In simple terms, put options give the option holder the right (but not the obligation) to sell their shares to another party (usually the company or other shareholders) at a specified price. A put option can be triggered by the option holder/shareholder at any point, such as: the shareholder wishing to exit the company; a breach of the shareholders’ agreement; or simply a breakdown in the shareholders’ relationships. Essentially, a put option gives the option holder – for a premium – the right to “put up for sale” the specified amount of shares. Given that the timing of the put is controlled by the exiting shareholder, a discount is used to ensure that the shareholder truly contemplates the exit and is rewarded for this decision.

Call Options

Call options, on the other hand, give the option holder/shareholder the right (but, again, not the obligation) to buy a specific, additional amount of shares held by other shareholders at a predetermined price, for a premium. In other words, the option holder has the right to “call the stock away” from the seller. Also, as with a put option, a call option can be exercised by the shareholder if certain triggering conditions occur. The call option includes a premium since the shareholder exercising this option is forcing someone to exit at a time that they may not wish to.

Easier and Cheaper Than Calling “Shotgun!”

Without put/call options in place, parties can be faced with tricky and sometimes fraught negotiations in the event that a shareholder wishes to buy or sell shares from other shareholders. Many shareholder agreements often involve “shotgun” provisions or clauses (also known as buy-sell agreements) as a means to trigger a sale, or to resolve disputes or disagreements among shareholders. One of the biggest problems with these provisions is that – in many scenarios – it is the party calling “shotgun” and initiating a buy-sell agreement that loses the negotiating power, often resulting in a deadlock in shareholders who wish to buy or sell their shares, but not lose control of any negotiations. However, a strong set of put/call options, built into your shareholders’ agreement, can provide all shareholders with a clear, pre-agreed path to resolving any such problems before they even begin.

But most importantly: a good set of put/call options frequently means that any exchanges between shareholders are less costly (both financially and emotionally) than without them.

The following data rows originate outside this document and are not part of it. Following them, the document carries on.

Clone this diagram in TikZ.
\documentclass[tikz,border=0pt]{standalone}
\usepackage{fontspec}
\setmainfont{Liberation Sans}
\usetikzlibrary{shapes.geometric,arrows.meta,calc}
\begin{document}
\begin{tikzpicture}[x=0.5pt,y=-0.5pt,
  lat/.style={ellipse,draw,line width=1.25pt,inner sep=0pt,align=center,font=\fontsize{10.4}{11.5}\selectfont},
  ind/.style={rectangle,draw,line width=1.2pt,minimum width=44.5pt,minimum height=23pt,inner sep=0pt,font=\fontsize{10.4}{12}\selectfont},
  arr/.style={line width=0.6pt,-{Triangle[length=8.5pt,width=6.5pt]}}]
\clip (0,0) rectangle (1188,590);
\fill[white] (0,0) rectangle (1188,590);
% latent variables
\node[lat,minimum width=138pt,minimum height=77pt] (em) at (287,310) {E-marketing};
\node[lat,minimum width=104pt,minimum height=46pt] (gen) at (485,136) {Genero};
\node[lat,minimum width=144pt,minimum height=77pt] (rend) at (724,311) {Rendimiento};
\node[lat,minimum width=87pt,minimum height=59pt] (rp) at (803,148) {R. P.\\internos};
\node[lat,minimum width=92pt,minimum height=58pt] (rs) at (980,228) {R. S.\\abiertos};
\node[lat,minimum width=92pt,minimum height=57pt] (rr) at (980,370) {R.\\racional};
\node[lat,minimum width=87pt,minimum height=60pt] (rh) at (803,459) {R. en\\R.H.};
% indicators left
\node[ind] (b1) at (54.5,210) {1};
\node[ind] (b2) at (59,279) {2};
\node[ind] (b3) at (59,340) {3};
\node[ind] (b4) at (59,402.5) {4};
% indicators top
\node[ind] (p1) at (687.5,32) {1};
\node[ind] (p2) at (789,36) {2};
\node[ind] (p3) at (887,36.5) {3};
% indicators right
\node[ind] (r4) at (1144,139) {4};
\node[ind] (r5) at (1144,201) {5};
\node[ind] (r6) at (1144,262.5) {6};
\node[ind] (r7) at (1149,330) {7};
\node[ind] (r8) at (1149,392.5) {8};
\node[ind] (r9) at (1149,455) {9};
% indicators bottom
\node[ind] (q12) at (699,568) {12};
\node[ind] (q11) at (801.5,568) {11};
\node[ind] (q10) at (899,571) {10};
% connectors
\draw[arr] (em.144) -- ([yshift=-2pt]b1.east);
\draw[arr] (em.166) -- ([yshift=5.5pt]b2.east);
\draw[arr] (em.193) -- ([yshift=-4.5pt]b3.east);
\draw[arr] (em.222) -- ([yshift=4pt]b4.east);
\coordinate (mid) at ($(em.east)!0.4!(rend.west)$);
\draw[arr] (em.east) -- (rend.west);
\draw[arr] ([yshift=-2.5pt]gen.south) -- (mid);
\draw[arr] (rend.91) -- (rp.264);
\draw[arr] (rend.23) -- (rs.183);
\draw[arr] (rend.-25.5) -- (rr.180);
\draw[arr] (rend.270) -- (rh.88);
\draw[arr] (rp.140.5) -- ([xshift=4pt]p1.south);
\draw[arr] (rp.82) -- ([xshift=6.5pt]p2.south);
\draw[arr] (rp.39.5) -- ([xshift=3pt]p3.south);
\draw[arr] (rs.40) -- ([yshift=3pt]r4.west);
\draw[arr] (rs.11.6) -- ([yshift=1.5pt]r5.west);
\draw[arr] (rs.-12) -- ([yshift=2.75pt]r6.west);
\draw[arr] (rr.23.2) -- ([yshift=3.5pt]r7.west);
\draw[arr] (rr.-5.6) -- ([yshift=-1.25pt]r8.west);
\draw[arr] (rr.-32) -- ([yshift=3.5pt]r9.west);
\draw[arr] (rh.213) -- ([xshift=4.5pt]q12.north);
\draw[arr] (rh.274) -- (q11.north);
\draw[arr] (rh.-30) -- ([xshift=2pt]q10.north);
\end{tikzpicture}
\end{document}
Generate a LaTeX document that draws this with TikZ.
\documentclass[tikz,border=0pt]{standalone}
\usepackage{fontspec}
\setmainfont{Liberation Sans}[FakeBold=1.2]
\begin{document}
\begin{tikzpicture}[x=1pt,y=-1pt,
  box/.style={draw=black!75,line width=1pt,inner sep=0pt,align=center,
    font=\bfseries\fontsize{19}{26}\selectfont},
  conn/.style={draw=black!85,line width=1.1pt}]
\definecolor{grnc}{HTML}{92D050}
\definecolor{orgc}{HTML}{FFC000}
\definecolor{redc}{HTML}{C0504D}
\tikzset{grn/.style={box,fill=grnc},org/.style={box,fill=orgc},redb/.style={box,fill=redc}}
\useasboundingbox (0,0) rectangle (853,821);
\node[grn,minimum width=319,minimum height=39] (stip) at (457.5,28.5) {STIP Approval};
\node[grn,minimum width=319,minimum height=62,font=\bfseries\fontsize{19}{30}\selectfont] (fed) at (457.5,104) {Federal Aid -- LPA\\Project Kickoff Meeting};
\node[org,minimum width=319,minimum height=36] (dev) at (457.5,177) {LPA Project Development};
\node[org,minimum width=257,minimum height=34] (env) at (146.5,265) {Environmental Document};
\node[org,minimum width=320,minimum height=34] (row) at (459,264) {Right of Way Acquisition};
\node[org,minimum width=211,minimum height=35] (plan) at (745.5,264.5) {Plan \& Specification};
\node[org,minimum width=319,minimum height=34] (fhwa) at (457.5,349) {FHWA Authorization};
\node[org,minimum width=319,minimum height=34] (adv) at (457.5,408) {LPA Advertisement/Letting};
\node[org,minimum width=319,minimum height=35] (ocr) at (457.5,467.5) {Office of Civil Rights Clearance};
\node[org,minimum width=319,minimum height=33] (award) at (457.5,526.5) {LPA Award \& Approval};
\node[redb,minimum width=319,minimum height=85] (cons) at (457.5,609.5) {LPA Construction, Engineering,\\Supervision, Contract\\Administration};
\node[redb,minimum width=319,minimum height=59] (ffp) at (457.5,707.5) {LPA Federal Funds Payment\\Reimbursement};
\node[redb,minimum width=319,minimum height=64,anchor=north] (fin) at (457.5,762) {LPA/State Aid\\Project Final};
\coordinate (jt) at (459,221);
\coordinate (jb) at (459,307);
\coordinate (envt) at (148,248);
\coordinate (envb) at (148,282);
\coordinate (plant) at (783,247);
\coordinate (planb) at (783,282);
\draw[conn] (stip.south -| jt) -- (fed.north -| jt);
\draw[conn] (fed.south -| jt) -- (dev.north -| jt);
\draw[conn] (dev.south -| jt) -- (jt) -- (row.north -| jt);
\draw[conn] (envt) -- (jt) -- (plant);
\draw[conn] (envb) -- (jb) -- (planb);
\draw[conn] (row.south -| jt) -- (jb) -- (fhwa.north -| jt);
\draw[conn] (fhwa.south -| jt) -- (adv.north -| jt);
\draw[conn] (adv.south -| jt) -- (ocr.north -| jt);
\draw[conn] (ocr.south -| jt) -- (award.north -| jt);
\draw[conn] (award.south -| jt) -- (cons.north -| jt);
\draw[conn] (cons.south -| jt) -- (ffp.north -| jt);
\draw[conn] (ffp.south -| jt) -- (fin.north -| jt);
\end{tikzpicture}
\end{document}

Improving Shareholder Relations

Going hand in hand with the above, building solid put/call options into a shareholders’ agreement early on means having frank negotiations with fellow shareholders and establishing a common ground from which to take things forward, should any party wish to buy or sell in future. Part of this involves determining what price will be used to trigger the put/call options (typically referred to in derivatives circles as the “strike price”). The strike price is something that each company or shareholder group determines for itself – be it based on metrics like EBITDA (earnings before interest, taxes, depreciation and amortisation), adjusted EBITDA, those provided by GAAP (generally accepted accounting principles), or any other form of evaluation.

Whatever the price used, it is generally whatever the shareholders have agreed to be “fair market value”, and is something that all shareholders must have reached a consensus on beforehand. Developing a good set of put/call options means that you can have these tough conversations without needing to consider other, more contentious routes further down the line.

"As a shareholder, you should always ask yourself the right kinds of questions regarding the risks you are willing to take."

Options Mean Certainty

Whether or not you decide to pay for options as part of your shareholder agreement is largely down to individual preference. Are you comfortable with a degree of uncertainty or vulnerability? Then options may not be worth the premium for you. Do you prefer to have your position protected contractually, and any outcomes or losses certain? Then put/call options are the way to go.

Whatever you decide to do, as a shareholder, you should always ask yourself the right kinds of questions regarding the risks you are willing to take, and how much trust you are willing to place in your fellow shareholders. The road might be paved with good intentions, but solid put/call options can help ensure that the destination at the end of it is not an unexpected one.